Ao contrário dos desregulados do Atlântico Norte, aqui no Atlântico Sul se pensava em comer todos os dias. E quem sabe também botar a criançada para estudar e descobrir petróleo. Era só saber reconhecer a verdade, sem pós-modermismos totalizantes (ou tolos). Mas isso exige ultrapassar cinco dificuldades listadas por Bertolt Brecht para se dizer a verdade. Não só faltou a (1) coragem de dizê-la, mas também se esforçaram para sufocá-la; Sobre a (2) inteligência de a reconhecer, nem se fala. Quanto às outras três não estavam nem um pouco interessados em deter o ovo da serpente. (quem tiver curiosidade, leia esse libelo antifascista de 1936: As cinco dificuldades de dizer a verdade )

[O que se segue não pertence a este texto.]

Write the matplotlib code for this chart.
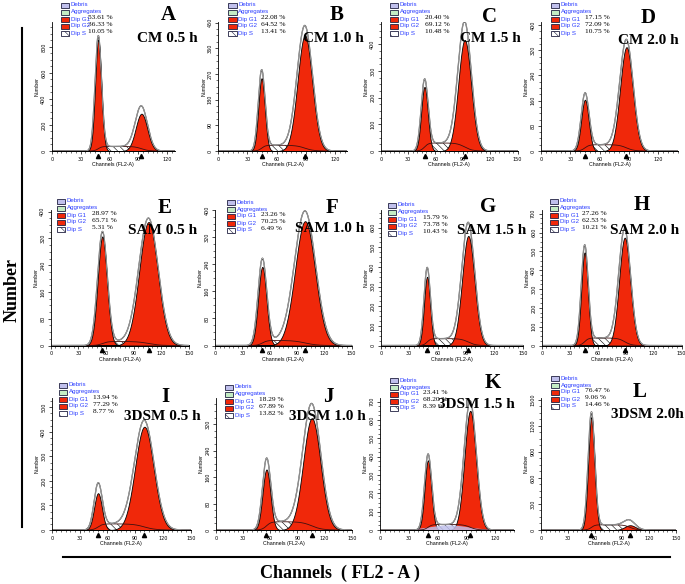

Bem, para concluir, vou citar o poeta: “As épocas de extrema opressão costumam ser também aquelas em que os grandes e nobres temas estão na ordem do dia”, dizia Brecht. Em tais épocas, quando o espírito de sacrifício é exaltado ruidosamente, precisa o escritor de muita coragem para tratar de temas tão mesquinhos e tão baixos como a alimentação dos trabalhadores e o seu alojamento”.